- TASK
Repeat, exactly and completely, the material that follows. Omit the pictures.

- SUPPLIED MATERIAL

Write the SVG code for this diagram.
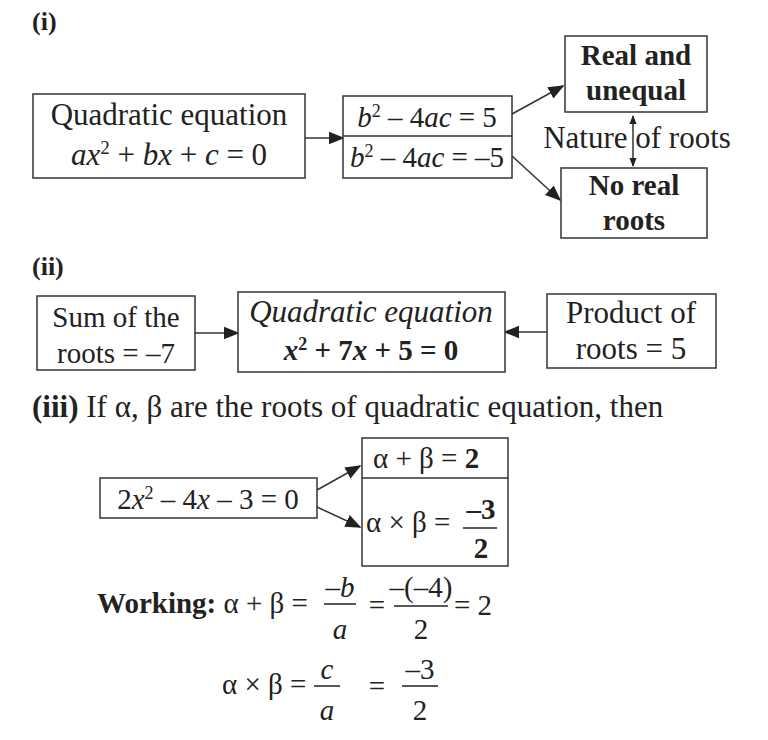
<svg xmlns="http://www.w3.org/2000/svg" width="768" height="740" viewBox="0 0 768 740">
<defs>
<marker id="ah" viewBox="0 0 10 10" refX="9" refY="5" markerWidth="9" markerHeight="9" markerUnits="userSpaceOnUse" orient="auto-start-reverse"><path d="M0,1 L10,5 L0,9 z" fill="#222"/></marker>
<marker id="ahb" viewBox="0 0 10 10" refX="9" refY="5" markerWidth="16" markerHeight="16" markerUnits="userSpaceOnUse" orient="auto-start-reverse"><path d="M0,1 L10,5 L0,9 z" fill="#222"/></marker>
</defs>
<style>
text{font-family:"Liberation Serif","DejaVu Serif",serif;font-size:31px;fill:#222}
.b{font-weight:bold}
.i{font-style:italic}
.c{text-anchor:middle}
.s{font-size:29px}
.box{fill:#fff;stroke:#333;stroke-width:1.5}
.ln{stroke:#333;stroke-width:1.5;fill:none}
.fr{stroke:#222;stroke-width:1.5}
</style>
<rect width="768" height="740" fill="#fff"/>
<text x="32" y="30" class="b" style="font-size:26px">(i)</text>
<text x="32" y="275" class="b" style="font-size:26px">(ii)</text>
<g id="connectors">
<line x1="305" y1="138" x2="343" y2="138" class="ln" marker-end="url(#ahb)"/>
<line x1="512" y1="114" x2="563" y2="86" class="ln" marker-end="url(#ahb)"/>
<line x1="512" y1="156" x2="560" y2="200" class="ln" marker-end="url(#ahb)"/>
<line x1="633" y1="116" x2="633" y2="166" class="ln" marker-start="url(#ah)" marker-end="url(#ah)"/>
<line x1="195" y1="333" x2="238" y2="333" class="ln" marker-end="url(#ahb)"/>
<line x1="547" y1="332" x2="505" y2="332" class="ln" marker-end="url(#ahb)"/>
<line x1="317" y1="490" x2="360" y2="466" class="ln" marker-end="url(#ahb)"/>
<line x1="317" y1="507" x2="360" y2="527" class="ln" marker-end="url(#ahb)"/>
</g>
<g id="quad1">
<rect x="33" y="94" width="272" height="84" class="box"/>
<text x="169" y="125" class="c">Quadratic equation</text>
<text x="169" y="165" class="c"><tspan class="i">ax</tspan><tspan dy="-11" style="font-size:19px">2</tspan><tspan dy="11"> + </tspan><tspan class="i">bx</tspan> + <tspan class="i">c</tspan> = 0</text>
</g>
<g id="disc">
<rect x="343" y="96" width="169" height="82" class="box"/>
<line x1="343" y1="136" x2="512" y2="136" class="ln"/>
<text x="427" y="127" class="c s"><tspan class="i">b</tspan><tspan dy="-10" style="font-size:18px">2</tspan><tspan dy="10"> – 4</tspan><tspan class="i">ac</tspan> = 5</text>
<text x="427" y="167" class="c s"><tspan class="i">b</tspan><tspan dy="-10" style="font-size:18px">2</tspan><tspan dy="10"> – 4</tspan><tspan class="i">ac</tspan> = –5</text>
</g>
<g id="real">
<rect x="565" y="36" width="142" height="76" class="box"/>
<text x="636" y="65" class="c b s">Real and</text>
<text x="636" y="100" class="c b s">unequal</text>
</g>
<text x="637" y="148" class="c">Nature of roots</text>
<g id="noreal">
<rect x="561" y="168" width="146" height="70" class="box"/>
<text x="634" y="195" class="c b s">No real</text>
<text x="634" y="230" class="c b s">roots</text>
</g>
<g id="sum">
<rect x="37" y="296" width="158" height="74" class="box"/>
<text x="116" y="327" class="c s">Sum of the</text>
<text x="116" y="363" class="c s">roots = –7</text>
</g>
<g id="quad2">
<rect x="238" y="292" width="267" height="80" class="box"/>
<text x="371" y="322" class="c i">Quadratic equation</text>
<text x="371" y="360" class="c b s"><tspan class="i">x</tspan><tspan dy="-10" style="font-size:18px">2</tspan><tspan dy="10"> + 7</tspan><tspan class="i">x</tspan> + 5 = 0</text>
</g>
<g id="product">
<rect x="547" y="294" width="169" height="74" class="box"/>
<text x="631" y="323" class="c">Product of</text>
<text x="631" y="359" class="c">roots = 5</text>
</g>
<text x="32" y="417"><tspan class="b">(iii)</tspan> If α, β are the roots of quadratic equation, then</text>
<g id="eq3">
<rect x="100" y="478" width="217" height="40" class="box"/>
<text x="208" y="509" class="c s">2<tspan class="i">x</tspan><tspan dy="-10" style="font-size:18px">2</tspan><tspan dy="10"> – 4</tspan><tspan class="i">x</tspan> – 3 = 0</text>
</g>
<g id="results">
<rect x="362" y="438" width="146" height="128" class="box"/>
<line x1="362" y1="478" x2="508" y2="478" class="ln"/>
<text x="373" y="468" class="s">α + β = <tspan class="b">2</tspan></text>
<text x="366" y="532" class="s">α × β =</text>
<text x="481" y="519" class="c b s">–3</text>
<line x1="463" y1="528" x2="497" y2="528" class="fr"/>
<text x="481" y="558" class="c b s">2</text>
</g>
<g id="working">
<text x="97" y="613" class="s"><tspan class="b">Working:</tspan> α + β =</text>
<text x="340" y="597" class="c i s">–b</text>
<line x1="324" y1="604" x2="356" y2="604" class="fr"/>
<text x="340" y="639" class="c i s">a</text>
<text x="377" y="615" class="c s">=</text>
<text x="421" y="597" class="c s">–(–4)</text>
<line x1="394" y1="606" x2="448" y2="606" class="fr"/>
<text x="421" y="639" class="c s">2</text>
<text x="454" y="615" class="s">= 2</text>
<text x="222" y="694" class="s">α × β =</text>
<text x="327" y="679" class="c i s">c</text>
<line x1="314" y1="686" x2="340" y2="686" class="fr"/>
<text x="327" y="720" class="c i s">a</text>
<text x="377" y="696" class="c s">=</text>
<text x="420" y="679" class="c s">–3</text>
<line x1="402" y1="686" x2="438" y2="686" class="fr"/>
<text x="420" y="720" class="c s">2</text>
</g>
</svg>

- EXPECTED ANSWER
Write the SVG code for this diagram.
<svg xmlns="http://www.w3.org/2000/svg" width="768" height="740" viewBox="0 0 768 740">
<defs>
<marker id="ah" viewBox="0 0 10 10" refX="9" refY="5" markerWidth="9" markerHeight="9" markerUnits="userSpaceOnUse" orient="auto-start-reverse"><path d="M0,1 L10,5 L0,9 z" fill="#222"/></marker>
<marker id="ahb" viewBox="0 0 10 10" refX="9" refY="5" markerWidth="16" markerHeight="16" markerUnits="userSpaceOnUse" orient="auto-start-reverse"><path d="M0,1 L10,5 L0,9 z" fill="#222"/></marker>
</defs>
<style>
text{font-family:"Liberation Serif","DejaVu Serif",serif;font-size:31px;fill:#222}
.b{font-weight:bold}
.i{font-style:italic}
.c{text-anchor:middle}
.s{font-size:29px}
.box{fill:#fff;stroke:#333;stroke-width:1.5}
.ln{stroke:#333;stroke-width:1.5;fill:none}
.fr{stroke:#222;stroke-width:1.5}
</style>
<rect width="768" height="740" fill="#fff"/>
<text x="32" y="30" class="b" style="font-size:26px">(i)</text>
<text x="32" y="275" class="b" style="font-size:26px">(ii)</text>
<g id="connectors">
<line x1="305" y1="138" x2="343" y2="138" class="ln" marker-end="url(#ahb)"/>
<line x1="512" y1="114" x2="563" y2="86" class="ln" marker-end="url(#ahb)"/>
<line x1="512" y1="156" x2="560" y2="200" class="ln" marker-end="url(#ahb)"/>
<line x1="633" y1="116" x2="633" y2="166" class="ln" marker-start="url(#ah)" marker-end="url(#ah)"/>
<line x1="195" y1="333" x2="238" y2="333" class="ln" marker-end="url(#ahb)"/>
<line x1="547" y1="332" x2="505" y2="332" class="ln" marker-end="url(#ahb)"/>
<line x1="317" y1="490" x2="360" y2="466" class="ln" marker-end="url(#ahb)"/>
<line x1="317" y1="507" x2="360" y2="527" class="ln" marker-end="url(#ahb)"/>
</g>
<g id="quad1">
<rect x="33" y="94" width="272" height="84" class="box"/>
<text x="169" y="125" class="c">Quadratic equation</text>
<text x="169" y="165" class="c"><tspan class="i">ax</tspan><tspan dy="-11" style="font-size:19px">2</tspan><tspan dy="11"> + </tspan><tspan class="i">bx</tspan> + <tspan class="i">c</tspan> = 0</text>
</g>
<g id="disc">
<rect x="343" y="96" width="169" height="82" class="box"/>
<line x1="343" y1="136" x2="512" y2="136" class="ln"/>
<text x="427" y="127" class="c s"><tspan class="i">b</tspan><tspan dy="-10" style="font-size:18px">2</tspan><tspan dy="10"> – 4</tspan><tspan class="i">ac</tspan> = 5</text>
<text x="427" y="167" class="c s"><tspan class="i">b</tspan><tspan dy="-10" style="font-size:18px">2</tspan><tspan dy="10"> – 4</tspan><tspan class="i">ac</tspan> = –5</text>
</g>
<g id="real">
<rect x="565" y="36" width="142" height="76" class="box"/>
<text x="636" y="65" class="c b s">Real and</text>
<text x="636" y="100" class="c b s">unequal</text>
</g>
<text x="637" y="148" class="c">Nature of roots</text>
<g id="noreal">
<rect x="561" y="168" width="146" height="70" class="box"/>
<text x="634" y="195" class="c b s">No real</text>
<text x="634" y="230" class="c b s">roots</text>
</g>
<g id="sum">
<rect x="37" y="296" width="158" height="74" class="box"/>
<text x="116" y="327" class="c s">Sum of the</text>
<text x="116" y="363" class="c s">roots = –7</text>
</g>
<g id="quad2">
<rect x="238" y="292" width="267" height="80" class="box"/>
<text x="371" y="322" class="c i">Quadratic equation</text>
<text x="371" y="360" class="c b s"><tspan class="i">x</tspan><tspan dy="-10" style="font-size:18px">2</tspan><tspan dy="10"> + 7</tspan><tspan class="i">x</tspan> + 5 = 0</text>
</g>
<g id="product">
<rect x="547" y="294" width="169" height="74" class="box"/>
<text x="631" y="323" class="c">Product of</text>
<text x="631" y="359" class="c">roots = 5</text>
</g>
<text x="32" y="417"><tspan class="b">(iii)</tspan> If α, β are the roots of quadratic equation, then</text>
<g id="eq3">
<rect x="100" y="478" width="217" height="40" class="box"/>
<text x="208" y="509" class="c s">2<tspan class="i">x</tspan><tspan dy="-10" style="font-size:18px">2</tspan><tspan dy="10"> – 4</tspan><tspan class="i">x</tspan> – 3 = 0</text>
</g>
<g id="results">
<rect x="362" y="438" width="146" height="128" class="box"/>
<line x1="362" y1="478" x2="508" y2="478" class="ln"/>
<text x="373" y="468" class="s">α + β = <tspan class="b">2</tspan></text>
<text x="366" y="532" class="s">α × β =</text>
<text x="481" y="519" class="c b s">–3</text>
<line x1="463" y1="528" x2="497" y2="528" class="fr"/>
<text x="481" y="558" class="c b s">2</text>
</g>
<g id="working">
<text x="97" y="613" class="s"><tspan class="b">Working:</tspan> α + β =</text>
<text x="340" y="597" class="c i s">–b</text>
<line x1="324" y1="604" x2="356" y2="604" class="fr"/>
<text x="340" y="639" class="c i s">a</text>
<text x="377" y="615" class="c s">=</text>
<text x="421" y="597" class="c s">–(–4)</text>
<line x1="394" y1="606" x2="448" y2="606" class="fr"/>
<text x="421" y="639" class="c s">2</text>
<text x="454" y="615" class="s">= 2</text>
<text x="222" y="694" class="s">α × β =</text>
<text x="327" y="679" class="c i s">c</text>
<line x1="314" y1="686" x2="340" y2="686" class="fr"/>
<text x="327" y="720" class="c i s">a</text>
<text x="377" y="696" class="c s">=</text>
<text x="420" y="679" class="c s">–3</text>
<line x1="402" y1="686" x2="438" y2="686" class="fr"/>
<text x="420" y="720" class="c s">2</text>
</g>
</svg>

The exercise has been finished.